# Objective
Retype the whole listing, please, keeping every line exact and dropping the pictures.

# Recorded information
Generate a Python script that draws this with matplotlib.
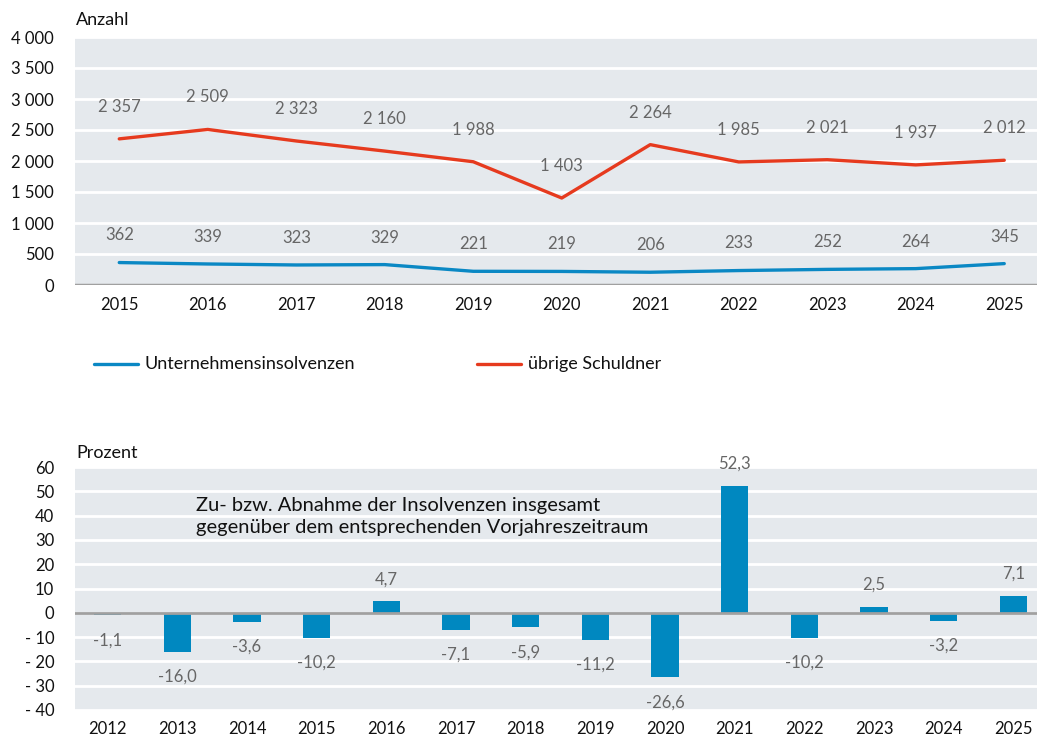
import matplotlib
matplotlib.use("Agg")
import matplotlib.pyplot as plt
from matplotlib.lines import Line2D

plt.rcParams['font.family'] = ['Lato', 'DejaVu Sans']

years_top = ['2015', '2016', '2017', '2018', '2019', '2020', '2021', '2022', '2023', '2024', '2025']
unternehmen = [362, 339, 323, 329, 221, 219, 206, 233, 252, 264, 345]
uebrige = [2357, 2509, 2323, 2160, 1988, 1403, 2264, 1985, 2021, 1937, 2012]

years_bot = ['2012', '2013', '2014', '2015', '2016', '2017', '2018', '2019', '2020',
             '2021', '2022', '2023', '2024', '2025']
veraenderung = [-1.1, -16.0, -3.6, -10.2, 4.7, -7.1, -5.9, -11.2, -26.6, 52.3, -10.2, 2.5, -3.2, 7.1]

BG = '#e5e9ed'
BLUE = '#0a88c4'
RED = '#e63a1e'
BAR = '#0088c0'
LBL = '#666666'
W, H = 1037, 736

fig = plt.figure(figsize=(W/100, H/100), dpi=100)

def ax_rect(x0, top, x1, bottom):
    return [x0/W, 1 - bottom/H, (x1-x0)/W, (bottom-top)/H]

def fmt_thousands(v):
    return f"{int(v):,}".replace(',', ' ')

# ---------- Top chart ----------
ax1 = fig.add_axes(ax_rect(75, 37, 1037, 285))
ax1.set_facecolor(BG)
x1 = list(range(len(years_top)))
ax1.set_xlim(-0.5, 10.37)
ax1.set_ylim(0, 4000)
ax1.set_yticks(range(0, 4001, 500))
ax1.set_yticklabels([fmt_thousands(v) for v in range(0, 4001, 500)])
ax1.grid(axis='y', color='white', linewidth=2)
ax1.set_axisbelow(True)
for s in ax1.spines.values():
    s.set_visible(False)
ax1.axhline(0, color='#a0a0a0', linewidth=2.5, zorder=3)
ax1.plot(x1, uebrige, color=RED, linewidth=2.4, solid_capstyle='round', zorder=4)
ax1.plot(x1, unternehmen, color=BLUE, linewidth=2.4, solid_capstyle='round', zorder=4)
ax1.set_xticks(x1)
ax1.set_xticklabels(years_top)
ax1.tick_params(axis='both', length=0, labelsize=12, colors='#111111')
ax1.tick_params(axis='x', pad=9)
ax1.tick_params(axis='y', pad=15)
for xi, v in zip(x1, uebrige):
    ax1.annotate(fmt_thousands(v), (xi, v), xytext=(0, 23), textcoords='offset points',
                 ha='center', va='center', fontsize=12, color=LBL)
for xi, v in zip(x1, unternehmen):
    ax1.annotate(fmt_thousands(v), (xi, v), xytext=(0, 19.5), textcoords='offset points',
                 ha='center', va='center', fontsize=12, color=LBL)
fig.text(76/W, 1 - 20/H, 'Anzahl', ha='left', va='center', fontsize=13, color='#111111')

# Legend
fig.add_artist(Line2D([94/W, 138/W], [1 - 364/H]*2, color=BLUE, linewidth=2.4, solid_capstyle='round'))
fig.text(145/W, 1 - 364/H, 'Unternehmensinsolvenzen', ha='left', va='center', fontsize=13, color='#111111')
fig.add_artist(Line2D([477/W, 521/W], [1 - 364/H]*2, color=RED, linewidth=2.4, solid_capstyle='round'))
fig.text(528/W, 1 - 364/H, 'übrige Schuldner', ha='left', va='center', fontsize=13, color='#111111')

# ---------- Bottom chart ----------
ax2 = fig.add_axes(ax_rect(75, 467, 1037, 710))
ax2.set_facecolor(BG)
x2 = list(range(len(years_bot)))
ax2.set_xlim(-0.47, 13.34)
ax2.set_ylim(-40, 60)
yt = list(range(-40, 61, 10))
ax2.set_yticks(yt)
ax2.set_yticklabels([f"- {abs(v)}" if v < 0 else f"{v}" for v in yt])
ax2.grid(axis='y', color='white', linewidth=2)
ax2.set_axisbelow(True)
for s in ax2.spines.values():
    s.set_visible(False)
ax2.bar(x2, veraenderung, width=0.39, color=BAR, zorder=3)
ax2.axhline(0, color='#a0a0a0', linewidth=2, zorder=4)
ax2.set_xticks(x2)
ax2.set_xticklabels(years_bot)
ax2.tick_params(axis='both', length=0, labelsize=12, colors='#111111')
ax2.tick_params(axis='x', pad=8)
ax2.tick_params(axis='y', pad=15)
for xi, v in zip(x2, veraenderung):
    txt = f"{v:.1f}".replace('.', ',')
    off = 16 if v >= 0 else -18
    ax2.annotate(txt, (xi, v), xytext=(0, off), textcoords='offset points',
                 ha='center', va='center', fontsize=12, color=LBL)
fig.text(76/W, 1 - 453/H, 'Prozent', ha='left', va='center', fontsize=13, color='#111111')
fig.text(196/W, 1 - 516.5/H,
         'Zu- bzw. Abnahme der Insolvenzen insgesamt\ngegenüber dem entsprechenden Vorjahreszeitraum',
         ha='left', va='center', fontsize=14.5, color='#111111', linespacing=1.3)

fig.savefig('out.png', dpi=100)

# Reply
Generate a Python script that draws this with matplotlib.
import matplotlib
matplotlib.use("Agg")
import matplotlib.pyplot as plt
from matplotlib.lines import Line2D

plt.rcParams['font.family'] = ['Lato', 'DejaVu Sans']

years_top = ['2015', '2016', '2017', '2018', '2019', '2020', '2021', '2022', '2023', '2024', '2025']
unternehmen = [362, 339, 323, 329, 221, 219, 206, 233, 252, 264, 345]
uebrige = [2357, 2509, 2323, 2160, 1988, 1403, 2264, 1985, 2021, 1937, 2012]

years_bot = ['2012', '2013', '2014', '2015', '2016', '2017', '2018', '2019', '2020',
             '2021', '2022', '2023', '2024', '2025']
veraenderung = [-1.1, -16.0, -3.6, -10.2, 4.7, -7.1, -5.9, -11.2, -26.6, 52.3, -10.2, 2.5, -3.2, 7.1]

BG = '#e5e9ed'
BLUE = '#0a88c4'
RED = '#e63a1e'
BAR = '#0088c0'
LBL = '#666666'
W, H = 1037, 736

fig = plt.figure(figsize=(W/100, H/100), dpi=100)

def ax_rect(x0, top, x1, bottom):
    return [x0/W, 1 - bottom/H, (x1-x0)/W, (bottom-top)/H]

def fmt_thousands(v):
    return f"{int(v):,}".replace(',', ' ')

# ---------- Top chart ----------
ax1 = fig.add_axes(ax_rect(75, 37, 1037, 285))
ax1.set_facecolor(BG)
x1 = list(range(len(years_top)))
ax1.set_xlim(-0.5, 10.37)
ax1.set_ylim(0, 4000)
ax1.set_yticks(range(0, 4001, 500))
ax1.set_yticklabels([fmt_thousands(v) for v in range(0, 4001, 500)])
ax1.grid(axis='y', color='white', linewidth=2)
ax1.set_axisbelow(True)
for s in ax1.spines.values():
    s.set_visible(False)
ax1.axhline(0, color='#a0a0a0', linewidth=2.5, zorder=3)
ax1.plot(x1, uebrige, color=RED, linewidth=2.4, solid_capstyle='round', zorder=4)
ax1.plot(x1, unternehmen, color=BLUE, linewidth=2.4, solid_capstyle='round', zorder=4)
ax1.set_xticks(x1)
ax1.set_xticklabels(years_top)
ax1.tick_params(axis='both', length=0, labelsize=12, colors='#111111')
ax1.tick_params(axis='x', pad=9)
ax1.tick_params(axis='y', pad=15)
for xi, v in zip(x1, uebrige):
    ax1.annotate(fmt_thousands(v), (xi, v), xytext=(0, 23), textcoords='offset points',
                 ha='center', va='center', fontsize=12, color=LBL)
for xi, v in zip(x1, unternehmen):
    ax1.annotate(fmt_thousands(v), (xi, v), xytext=(0, 19.5), textcoords='offset points',
                 ha='center', va='center', fontsize=12, color=LBL)
fig.text(76/W, 1 - 20/H, 'Anzahl', ha='left', va='center', fontsize=13, color='#111111')

# Legend
fig.add_artist(Line2D([94/W, 138/W], [1 - 364/H]*2, color=BLUE, linewidth=2.4, solid_capstyle='round'))
fig.text(145/W, 1 - 364/H, 'Unternehmensinsolvenzen', ha='left', va='center', fontsize=13, color='#111111')
fig.add_artist(Line2D([477/W, 521/W], [1 - 364/H]*2, color=RED, linewidth=2.4, solid_capstyle='round'))
fig.text(528/W, 1 - 364/H, 'übrige Schuldner', ha='left', va='center', fontsize=13, color='#111111')

# ---------- Bottom chart ----------
ax2 = fig.add_axes(ax_rect(75, 467, 1037, 710))
ax2.set_facecolor(BG)
x2 = list(range(len(years_bot)))
ax2.set_xlim(-0.47, 13.34)
ax2.set_ylim(-40, 60)
yt = list(range(-40, 61, 10))
ax2.set_yticks(yt)
ax2.set_yticklabels([f"- {abs(v)}" if v < 0 else f"{v}" for v in yt])
ax2.grid(axis='y', color='white', linewidth=2)
ax2.set_axisbelow(True)
for s in ax2.spines.values():
    s.set_visible(False)
ax2.bar(x2, veraenderung, width=0.39, color=BAR, zorder=3)
ax2.axhline(0, color='#a0a0a0', linewidth=2, zorder=4)
ax2.set_xticks(x2)
ax2.set_xticklabels(years_bot)
ax2.tick_params(axis='both', length=0, labelsize=12, colors='#111111')
ax2.tick_params(axis='x', pad=8)
ax2.tick_params(axis='y', pad=15)
for xi, v in zip(x2, veraenderung):
    txt = f"{v:.1f}".replace('.', ',')
    off = 16 if v >= 0 else -18
    ax2.annotate(txt, (xi, v), xytext=(0, off), textcoords='offset points',
                 ha='center', va='center', fontsize=12, color=LBL)
fig.text(76/W, 1 - 453/H, 'Prozent', ha='left', va='center', fontsize=13, color='#111111')
fig.text(196/W, 1 - 516.5/H,
         'Zu- bzw. Abnahme der Insolvenzen insgesamt\ngegenüber dem entsprechenden Vorjahreszeitraum',
         ha='left', va='center', fontsize=14.5, color='#111111', linespacing=1.3)

fig.savefig('out.png', dpi=100)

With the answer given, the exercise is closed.